Our security and intelligence institutions need serious reform. South Africa has a long unfortunate history of politically compromised security institutions.

In 5 February 1998 then South African National Defence Force chief General Georg Meiring handed President Mandela a Military Intelligence Report which alleged that there was a left-wing plot to topple the government. The report claimed that McBride, Winnie Madikizela-Mandela, Bantu Holomisa and Meiring’s likely successor, Lieutenant General Siphiwe Nyanda, were conspiring against the government

In 2007, amidst the run up to the African National Congress’s December elective conference, the Browse ‘Mole” Report was leaked. The Browse Mole report, which was authored by the Scorpions, outlined evidence that the Angolan intelligence establishment was planning to covertly support then former deputy president Jacob Zuma in his bid to become president of the ANC and the country. The report also referred to a meeting of African leaders where possible military backing for Zuma was allegedly discussed. Furthermore it reported on a meeting of former Umkhonto weSizwe veterans which apparently suggested that the local security establishment should support a pro-Zuma coup if necessary. The document was leaked to Zuma’s supporters at Cosatu and seriously embarrassed the Scorpions and the then government domestically and in Africa.

President Zuma used another fake intelligence report called ‘Operation Checkmate’ as a basis for the firing of Pravin Gordhan and Mcebisi Jonas. The report apparently stated that the Finance Minister Pravin Gordhan and his deputy, Mcebisi Jonas, planned to meet foreign businesses to discredit President Jacob Zuma.

As of writing the Mail & Guardian has a front page report which alleges that the State Security Agency’s (SSA’s) covert support unit is being used to target the political opponents of Jacob Zuma ahead of the ANC’s elective conference in December. The covert support unit is supposed to fight terrorism and organised crime. This comes a week after the leak of emails damaging to Deputy President Cyril Ramaphosa.

The incidents described above are just a few examples which reflect the corrosive effect that political factionalism can have on state institutions. These cases highlight the high degree of factions serving their own particular ends in the security services. There are many more stories of dysfunction in the police service, crime intelligence, the National Prosecuting Authority, the Special Investigative Unit, State Security, including the domestic and foreign branches, the National Communications Centre and the military than one blog post could relate. The use of these institutions for factional narrow ends has a corrosive effect on the efficacy of those institutions, hampering the ability of these important security institutions to serve their primary function, safeguarding the public. When security services are serving narrow political interests they are not doing what they were intended to do, fighting crime and dealing with threats to national security- in short, saving lives. Security institutions need to maintain an apolitical character to protect their independence and make sure that the powers afforded to them are not misused. Misuse of power of this type can be a threat not only to the safety of citizens but a threat to democracy itself.

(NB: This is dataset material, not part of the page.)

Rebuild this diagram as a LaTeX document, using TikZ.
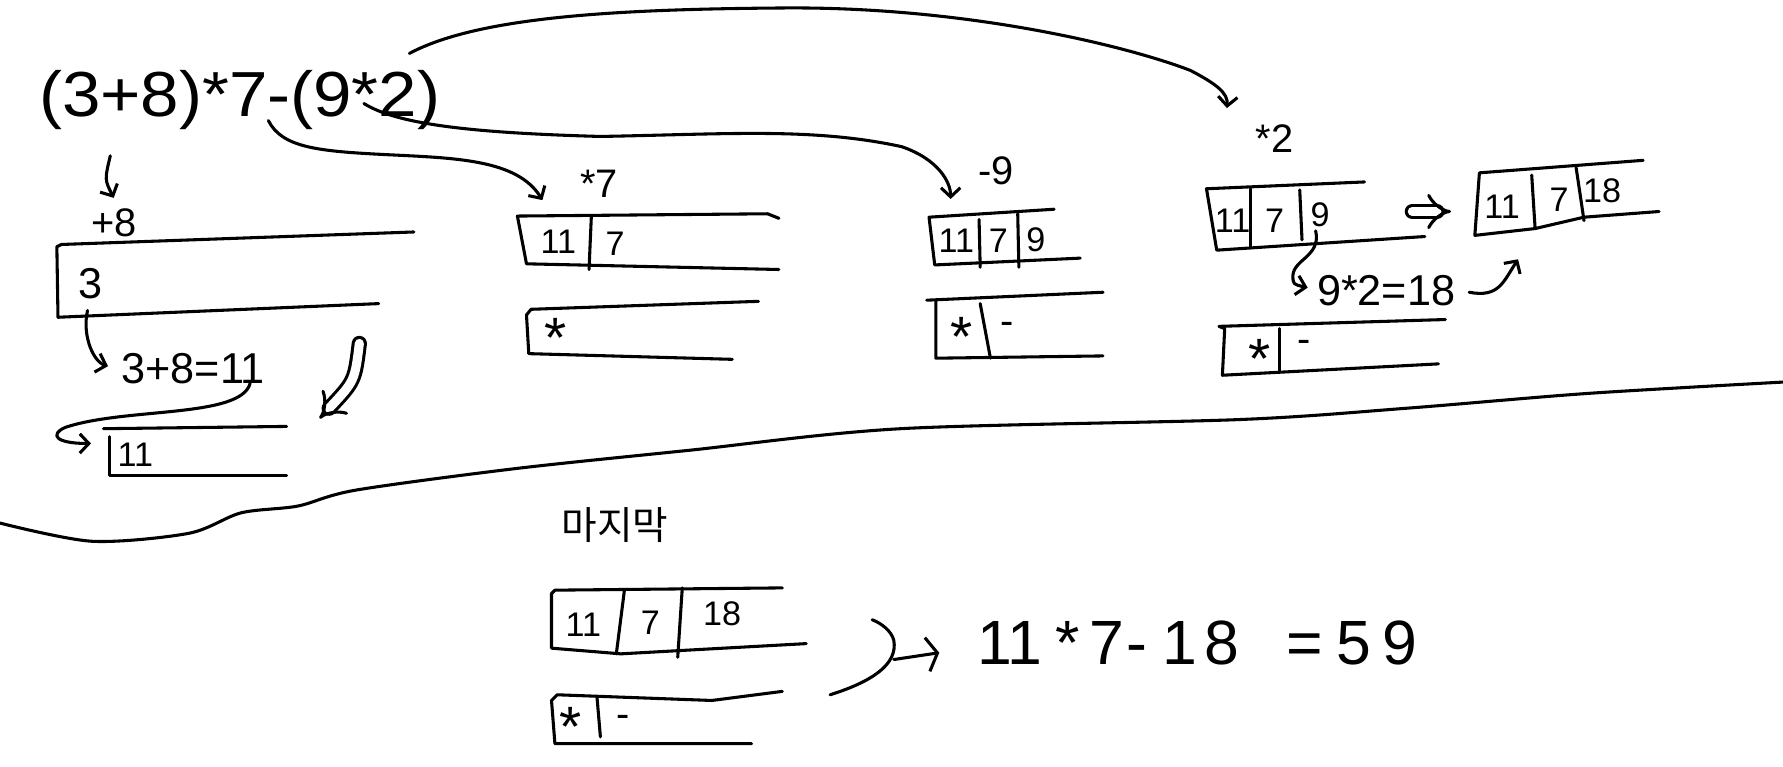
\documentclass[tikz,border=0pt]{standalone}
\usepackage{fontspec}
\setmainfont{Liberation Sans}
\newfontfamily\kr{Noto Sans CJK KR}
\usetikzlibrary{arrows.meta}
\begin{document}
\begin{tikzpicture}[x=1pt,y=-1pt,line width=2.7pt,line cap=round,line join=round,
  tip/.style={-{Straight Barb[length=8pt,width=17pt,line width=2.7pt]}},
  dbl/.style={double,double distance=8pt,line width=2.7pt,-{Implies[length=10pt]}},
  big/.style={font=\fontsize{56}{60}\selectfont,inner sep=0pt},
  res/.style={font=\fontsize{55}{60}\selectfont,inner sep=0pt},
  mid/.style={font=\fontsize{38}{42}\selectfont,inner sep=0pt},
  lab/.style={font=\fontsize{35}{38}\selectfont,inner sep=0pt},
  cell/.style={font=\fontsize{30}{34}\selectfont,inner sep=0pt},
  star/.style={font=\fontsize{50}{54}\selectfont,inner sep=0pt,yshift=-7pt},
  hangul/.style={font=\kr\fontsize{34}{38}\selectfont,inner sep=0pt}]
\useasboundingbox (0,0) rectangle (1568,674);

% ---------- expression ----------
\node[big,anchor=west] (expr) at (33,88) {\scalebox{1.085}[1]{(3+8)*7-(9*2)}};

% ---------- step +8 ----------
\coordinate (a1s) at (97,137); \coordinate (a1e) at (100,174);
\draw[tip] (a1s) .. controls (92,158) .. (a1e);
\node[lab] (p8) at (100,196) {+8};
\draw (364,204) -- (54,215) -- (50,217) -- (51,279) -- (333,267);
\node[mid] (n3) at (80,249) {3};
\coordinate (a2s) at (77,273); \coordinate (a2e) at (95,322);
\draw[tip] (a2s) .. controls (72,295) and (82,318) .. (a2e);
\node[mid] (eq1) at (170,324) {3+8=11};
\coordinate (a3s) at (220,337); \coordinate (a3e) at (80,390);
\draw[tip] (a3s) .. controls (212,368) and (110,358) .. (57,376) .. controls (44,382) and (48,390) .. (a3e);
\draw (252,375) -- (91,377);
\draw (96,384) -- (96,418) -- (252,418);
\node[cell] (n11) at (119,400) {11};
\coordinate (d1s) at (316,302); \coordinate (d1e) at (281,368);
\draw[dbl] (d1s) .. controls (312,335) .. (d1e);

% ---------- step *7 ----------
\coordinate (c7s) at (236,106); \coordinate (c7e) at (477,176);
\draw[tip] (c7s) .. controls (248,130) and (280,133) .. (340,136) .. controls (400,139) and (455,140) .. (c7e);
\node[lab] (m7) at (527,162) {*7};
\draw (685,192) -- (675,188) -- (455,190) -- (463,232) -- (685,237);
\draw (520,191) -- (518,237);
\node[cell] (b2a) at (491,213) {11};
\node[cell] (b2b) at (541,214) {7};
\draw (667,265) -- (467,272) -- (463,277) -- (465,311) -- (644,316);
\node[star] (o2a) at (489,290) {*};

% ---------- step -9 ----------
\coordinate (c9s) at (320,91); \coordinate (c9e) at (836,175);
\draw[tip] (c9s) .. controls (350,110) and (420,117) .. (528,120) .. controls (640,118) and (715,112) .. (793,129) .. controls (825,140) and (836,160) .. (c9e);
\node[lab] (m9) at (876,150) {-9};
\draw (927,184) -- (817,191) -- (822,233) -- (950,227);
\draw (861,193) -- (862,235);
\draw (895,188) -- (896,235);
\node[cell] (b3a) at (841,212) {11};
\node[cell] (b3b) at (878,212) {7};
\node[cell] (b3c) at (911,211) {9};
\draw (970,257) -- (815,264);
\draw (823,264) -- (823,315) -- (970,313);
\draw (862,267) -- (871,315);
\node[star] (o3a) at (846,289) {*};
\node[lab] (o3b) at (886,289) {-};

% ---------- step *2 ----------
\coordinate (c2s) at (360,47); \coordinate (c2e) at (1079,95);
\draw[tip] (c2s) .. controls (420,15) and (540,8) .. (691,7) .. controls (850,6) and (990,40) .. (1047,62) .. controls (1070,74) and (1080,82) .. (c2e);
\node[lab] (m2) at (1121,122) {*2};
\draw (1200,160) -- (1061,166) -- (1070,220) -- (1253,208);
\draw (1100,166) -- (1100,218);
\draw (1143,167) -- (1145,211);
\node[cell] (b4a) at (1084,194) {11};
\node[cell] (b4b) at (1121,194) {7};
\node[cell] (b4c) at (1161,189) {9};
\coordinate (c18s) at (1157,203); \coordinate (c18e) at (1150,253);
\draw[tip] (c18s) .. controls (1162,225) and (1138,228) .. (1137,242) .. controls (1137,250) .. (c18e);
\node[mid] (eq2) at (1219,256) {9*2=18};
\coordinate (c18b) at (1292,257); \coordinate (c18c) at (1335,228);
\draw[tip] (c18b) .. controls (1318,262) and (1322,248) .. (c18c);
\coordinate (d2s) at (1242,186); \coordinate (d2e) at (1276,186);
\draw[dbl] (d2s) -- (d2e);
\draw (1445,141) -- (1301,152) -- (1297,207) -- (1350,201) -- (1393,191) -- (1459,186);
\draw (1347,154) -- (1350,201);
\draw (1386,147) -- (1393,194);
\node[cell] (b5a) at (1321,182) {11};
\node[cell] (b5b) at (1371,176) {7};
\node[cell] (b5c) at (1409,168) {18};
\draw (1271,281) -- (1072,287) -- (1077,289) -- (1075,330) -- (1265,320);
\draw (1125,289) -- (1125,327);
\node[star] (o4a) at (1108,309) {*};
\node[lab] (o4b) at (1147,305) {-};

% ---------- separator ----------
\draw plot[smooth,tension=0.5] coordinates {(0,460) (81,476) (166,469) (212,451) (262,445) (313,431) (454,412) (606,396) (792,377) (1089,369) (1237,359) (1396,346) (1568,336)};

% ---------- final ----------
\node[hangul] (last) at (541,462) {마지막};
\draw (688,517) -- (488,519) -- (485,522) -- (485,570) -- (546,575) -- (600,572) -- (709,566);
\draw (549,520) -- (542,575);
\draw (600,517) -- (596,578);
\node[cell] (f1) at (513,549) {11};
\node[cell] (f2) at (572,548) {7};
\node[cell] (f3) at (635,540) {18};
\draw (688,608) -- (626,616) -- (490,611) -- (485,616) -- (488,654) -- (661,654);
\draw (525,613) -- (528,648);
\node[star] (g1) at (502,632) {*};
\node[lab] (g2) at (548,634) {-};
\coordinate (fs) at (730,611); \coordinate (fe) at (767,545);
\draw (fs) .. controls (765,600) and (790,585) .. (786,563) .. controls (784,555) and (775,548) .. (fe);
\coordinate (fa) at (786,580); \coordinate (fb) at (826,574);
\draw[-{Straight Barb[length=9pt,width=30pt,line width=2.7pt]}] (fa) -- (fb);
\node[res,anchor=west] (fres) at (858,565) {11\kern12pt*\kern8pt7\kern2pt-\kern14pt1\kern6pt8 \kern26pt=\kern12pt5\kern10pt9};
\end{tikzpicture}
\end{document}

There needs to be a series conversation about the reform of our security institutions. There needs to be better transparency, accountability, professionalism and greater separation from political influence. For example, as of writing, there exists no obvious way for people to apply for jobs in the SSA. Recruitment is opaque and there have been reports of positions in the security establishment being given to the children of politically connected families. A yearly online process for recruitment of new SSA employees would be an important step in increasing the professionalism of the organisation, ensuring greater transparency and the creation of a merit based culture in these services.

Parliament must play a greater role in the oversight of the security establishment with frequent intelligence parliamentary committees becoming the norm rather than the rarity they have been in recent years. Furthermore, new more stringent laws need to be introduced to limit the ability of the security establishment to monitor citizens. To decrease political influence South Africa might, for example, consider implementing a selection process similar to that of the public protector by giving the intelligence parliamentary committee the responsibility to choose a shortlist of candidates for director general of SSA which the president must then choose from.

These are a few ideas. What is beyond doubt is the fact that South Africa’s security establishment must fundamentally change how it operates to better ensure that South Africans remain safe.